SUPPLIED MATERIAL:

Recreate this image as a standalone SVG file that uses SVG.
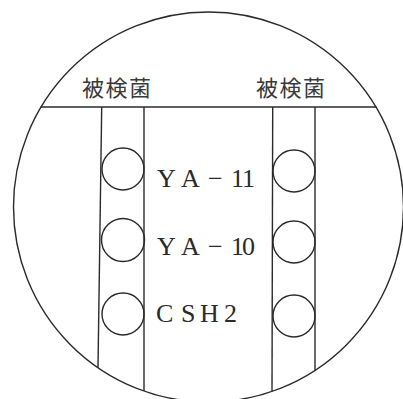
<svg xmlns="http://www.w3.org/2000/svg" width="403" height="399" viewBox="0 0 403 399">
<style>
.ln{fill:none;stroke:#2a2a2a;stroke-width:1.4}
.well{fill:none;stroke:#2a2a2a;stroke-width:1.4}
.lab{font-family:"Liberation Serif",serif;font-size:26px;fill:#2a2a2a}
.jp{font-family:"Noto Sans CJK JP","Noto Sans CJK SC",sans-serif;font-size:22px;fill:#3a3a3a;letter-spacing:1.5px}
</style>
<rect width="403" height="399" fill="#ffffff"/>
<g id="plate">
<circle cx="208.5" cy="207" r="195" class="ln"/>
</g>
<g id="connectors">
<line x1="40.6" y1="107" x2="376.4" y2="107" class="ln"/>
<line x1="101.7" y1="107" x2="98" y2="367.7" class="ln"/>
<line x1="144" y1="107" x2="144" y2="391" class="ln"/>
<line x1="272.7" y1="107" x2="272" y2="391.4" class="ln"/>
<line x1="315" y1="107" x2="315" y2="370.3" class="ln"/>
</g>
<g id="label-left"><text class="jp" x="82" y="96">被検菌</text></g>
<g id="label-right"><text class="jp" x="256" y="96">被検菌</text></g>
<g id="well-l1"><circle cx="123" cy="169" r="21" class="well"/></g>
<g id="well-l2"><circle cx="123" cy="240" r="21.5" class="well"/></g>
<g id="well-l3"><circle cx="123" cy="314" r="21" class="well"/></g>
<g id="well-r1"><circle cx="294" cy="171" r="21" class="well"/></g>
<g id="well-r2"><circle cx="294" cy="242" r="21" class="well"/></g>
<g id="well-r3"><circle cx="294" cy="316" r="21" class="well"/></g>
<g id="strain-1"><text class="lab" x="157 176 181 208 231 242" y="187">Y A−11</text></g>
<g id="strain-2"><text class="lab" x="157 176 181 208 231 242" y="255">Y A−10</text></g>
<g id="strain-3"><text class="lab" x="156 174 181 197 200 224" y="322">C S H2</text></g>
</svg>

YOUR GOAL:
Leave out the pictures and restate everything else word for word.

TASK OUTPUT:
Recreate this image as a standalone SVG file that uses SVG.
<svg xmlns="http://www.w3.org/2000/svg" width="403" height="399" viewBox="0 0 403 399">
<style>
.ln{fill:none;stroke:#2a2a2a;stroke-width:1.4}
.well{fill:none;stroke:#2a2a2a;stroke-width:1.4}
.lab{font-family:"Liberation Serif",serif;font-size:26px;fill:#2a2a2a}
.jp{font-family:"Noto Sans CJK JP","Noto Sans CJK SC",sans-serif;font-size:22px;fill:#3a3a3a;letter-spacing:1.5px}
</style>
<rect width="403" height="399" fill="#ffffff"/>
<g id="plate">
<circle cx="208.5" cy="207" r="195" class="ln"/>
</g>
<g id="connectors">
<line x1="40.6" y1="107" x2="376.4" y2="107" class="ln"/>
<line x1="101.7" y1="107" x2="98" y2="367.7" class="ln"/>
<line x1="144" y1="107" x2="144" y2="391" class="ln"/>
<line x1="272.7" y1="107" x2="272" y2="391.4" class="ln"/>
<line x1="315" y1="107" x2="315" y2="370.3" class="ln"/>
</g>
<g id="label-left"><text class="jp" x="82" y="96">被検菌</text></g>
<g id="label-right"><text class="jp" x="256" y="96">被検菌</text></g>
<g id="well-l1"><circle cx="123" cy="169" r="21" class="well"/></g>
<g id="well-l2"><circle cx="123" cy="240" r="21.5" class="well"/></g>
<g id="well-l3"><circle cx="123" cy="314" r="21" class="well"/></g>
<g id="well-r1"><circle cx="294" cy="171" r="21" class="well"/></g>
<g id="well-r2"><circle cx="294" cy="242" r="21" class="well"/></g>
<g id="well-r3"><circle cx="294" cy="316" r="21" class="well"/></g>
<g id="strain-1"><text class="lab" x="157 176 181 208 231 242" y="187">Y A−11</text></g>
<g id="strain-2"><text class="lab" x="157 176 181 208 231 242" y="255">Y A−10</text></g>
<g id="strain-3"><text class="lab" x="156 174 181 197 200 224" y="322">C S H2</text></g>
</svg>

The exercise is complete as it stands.